Sara Horowitz is a practicing mutualist. The daughter of a labor lawyer and the granddaughter of a former vice president of the International Ladies’ Garment Workers’ Union, she is the recipient of a MacArthur Foundation Fellowship and the Eugene V. Debs Award for her pioneering work supporting the needs of part time, independent, and freelance workers.

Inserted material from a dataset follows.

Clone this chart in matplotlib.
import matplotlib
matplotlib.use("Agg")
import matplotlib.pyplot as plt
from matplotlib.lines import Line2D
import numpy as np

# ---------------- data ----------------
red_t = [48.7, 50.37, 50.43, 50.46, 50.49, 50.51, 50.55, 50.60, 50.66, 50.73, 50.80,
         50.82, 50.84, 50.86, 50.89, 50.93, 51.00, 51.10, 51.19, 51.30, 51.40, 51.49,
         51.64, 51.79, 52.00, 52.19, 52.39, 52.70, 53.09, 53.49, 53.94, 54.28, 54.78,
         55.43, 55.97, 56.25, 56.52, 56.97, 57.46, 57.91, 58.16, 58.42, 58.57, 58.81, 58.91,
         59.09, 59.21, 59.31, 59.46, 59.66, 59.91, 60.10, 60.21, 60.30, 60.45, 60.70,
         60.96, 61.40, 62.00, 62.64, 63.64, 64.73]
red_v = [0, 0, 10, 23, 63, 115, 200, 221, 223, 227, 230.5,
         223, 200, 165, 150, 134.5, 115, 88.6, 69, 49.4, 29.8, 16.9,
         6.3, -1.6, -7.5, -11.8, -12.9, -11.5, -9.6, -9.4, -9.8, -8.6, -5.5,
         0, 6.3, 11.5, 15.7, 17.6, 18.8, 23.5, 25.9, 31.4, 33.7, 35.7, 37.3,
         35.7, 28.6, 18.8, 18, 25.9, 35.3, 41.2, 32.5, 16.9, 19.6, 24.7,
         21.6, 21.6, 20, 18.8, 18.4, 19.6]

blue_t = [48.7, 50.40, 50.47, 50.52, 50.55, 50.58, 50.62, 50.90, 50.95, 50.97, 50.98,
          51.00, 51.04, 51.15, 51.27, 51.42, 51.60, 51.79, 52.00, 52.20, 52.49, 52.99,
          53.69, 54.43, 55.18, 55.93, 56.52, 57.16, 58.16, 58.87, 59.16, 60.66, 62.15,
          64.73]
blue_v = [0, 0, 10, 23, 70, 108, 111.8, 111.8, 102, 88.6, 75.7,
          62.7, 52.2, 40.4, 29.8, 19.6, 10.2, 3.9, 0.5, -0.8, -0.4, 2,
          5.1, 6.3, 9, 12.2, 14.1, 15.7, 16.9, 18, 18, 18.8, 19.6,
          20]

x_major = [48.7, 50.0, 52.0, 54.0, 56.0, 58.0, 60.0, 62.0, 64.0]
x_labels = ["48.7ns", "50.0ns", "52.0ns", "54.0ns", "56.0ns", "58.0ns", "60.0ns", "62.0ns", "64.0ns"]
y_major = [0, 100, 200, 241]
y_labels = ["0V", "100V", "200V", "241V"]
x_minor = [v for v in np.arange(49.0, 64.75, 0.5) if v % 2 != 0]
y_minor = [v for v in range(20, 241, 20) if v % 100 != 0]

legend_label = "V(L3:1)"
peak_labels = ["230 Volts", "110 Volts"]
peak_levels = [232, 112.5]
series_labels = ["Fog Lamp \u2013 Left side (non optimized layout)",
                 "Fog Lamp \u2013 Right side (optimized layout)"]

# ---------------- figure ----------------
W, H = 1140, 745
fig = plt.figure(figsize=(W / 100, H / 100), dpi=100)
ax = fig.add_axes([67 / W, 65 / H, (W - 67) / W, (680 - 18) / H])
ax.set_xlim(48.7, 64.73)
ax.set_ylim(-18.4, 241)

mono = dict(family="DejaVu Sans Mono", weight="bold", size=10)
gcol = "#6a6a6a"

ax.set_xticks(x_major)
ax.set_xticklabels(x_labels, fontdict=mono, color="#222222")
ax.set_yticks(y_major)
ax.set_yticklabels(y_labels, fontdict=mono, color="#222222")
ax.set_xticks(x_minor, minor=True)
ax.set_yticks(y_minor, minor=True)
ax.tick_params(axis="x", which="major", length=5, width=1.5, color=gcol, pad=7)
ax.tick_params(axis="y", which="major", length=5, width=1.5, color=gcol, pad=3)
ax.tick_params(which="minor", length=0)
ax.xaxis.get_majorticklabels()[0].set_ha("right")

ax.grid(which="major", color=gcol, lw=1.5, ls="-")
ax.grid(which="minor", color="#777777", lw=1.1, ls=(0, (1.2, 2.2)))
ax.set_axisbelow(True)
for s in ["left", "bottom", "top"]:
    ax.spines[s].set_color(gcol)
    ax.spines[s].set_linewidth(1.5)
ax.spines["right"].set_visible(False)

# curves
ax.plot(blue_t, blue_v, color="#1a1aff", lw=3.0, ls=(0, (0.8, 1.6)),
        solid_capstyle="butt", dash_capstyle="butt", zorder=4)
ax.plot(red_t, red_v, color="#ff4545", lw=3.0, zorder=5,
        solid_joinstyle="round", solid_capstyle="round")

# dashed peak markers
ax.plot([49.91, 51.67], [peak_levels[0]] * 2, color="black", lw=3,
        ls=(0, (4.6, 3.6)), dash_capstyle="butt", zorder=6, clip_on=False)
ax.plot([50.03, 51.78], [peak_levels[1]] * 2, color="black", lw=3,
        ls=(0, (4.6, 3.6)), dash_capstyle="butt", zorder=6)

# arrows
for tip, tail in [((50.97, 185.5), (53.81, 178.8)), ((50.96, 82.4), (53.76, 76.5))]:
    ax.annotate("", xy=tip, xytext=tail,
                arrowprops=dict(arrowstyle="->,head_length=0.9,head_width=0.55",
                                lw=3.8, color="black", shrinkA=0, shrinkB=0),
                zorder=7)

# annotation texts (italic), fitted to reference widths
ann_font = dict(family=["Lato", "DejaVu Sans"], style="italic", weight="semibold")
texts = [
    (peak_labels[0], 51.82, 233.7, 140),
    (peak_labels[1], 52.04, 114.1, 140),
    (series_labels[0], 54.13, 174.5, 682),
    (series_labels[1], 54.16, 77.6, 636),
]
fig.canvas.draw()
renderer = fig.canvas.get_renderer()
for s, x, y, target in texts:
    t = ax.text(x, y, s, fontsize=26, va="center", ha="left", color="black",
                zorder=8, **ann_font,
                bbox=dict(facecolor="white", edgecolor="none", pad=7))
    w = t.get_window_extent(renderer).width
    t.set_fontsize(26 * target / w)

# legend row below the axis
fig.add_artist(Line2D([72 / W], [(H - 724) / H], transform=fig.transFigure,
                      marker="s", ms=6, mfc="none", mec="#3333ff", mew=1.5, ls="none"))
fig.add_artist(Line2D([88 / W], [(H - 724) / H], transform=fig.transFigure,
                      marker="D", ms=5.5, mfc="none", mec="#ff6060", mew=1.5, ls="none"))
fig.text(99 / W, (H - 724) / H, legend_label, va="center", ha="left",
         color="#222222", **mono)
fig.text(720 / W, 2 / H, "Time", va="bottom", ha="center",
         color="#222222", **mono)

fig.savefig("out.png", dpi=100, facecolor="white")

In 1995 she founded Working Today, the nonprofit that became the Freelancers Union. For over twenty five years, the Freelancers Union has been an anchor of a mutualist ecosystem that built a political coalition around working freelancers, who are left out of most labor legislation and are the vanguard of today’s changing economy. The Freelancers Union created the Freelancers Insurance Company, a portable benefits solution for independent workers; created Spark, a mutualist network of local resources for freelancers all over the country; led the successful “Freelancer Isn’t Free” campaign in New York City, resulting in landmark legislation preventing wage theft for independent workers; and continues its advocacy work on behalf of freelancers to this day.
Sara served as the Chair of the Board of the Federal Reserve Bank of New York. She has been featured in The New York Times, The Wall Street Journal, The Economist, Wired, The Atlantic, Fast Company, and National Public Radio’s “Talk of the Nation” and “All Things Considered.”
Sara is a lifelong resident of Brooklyn, NY.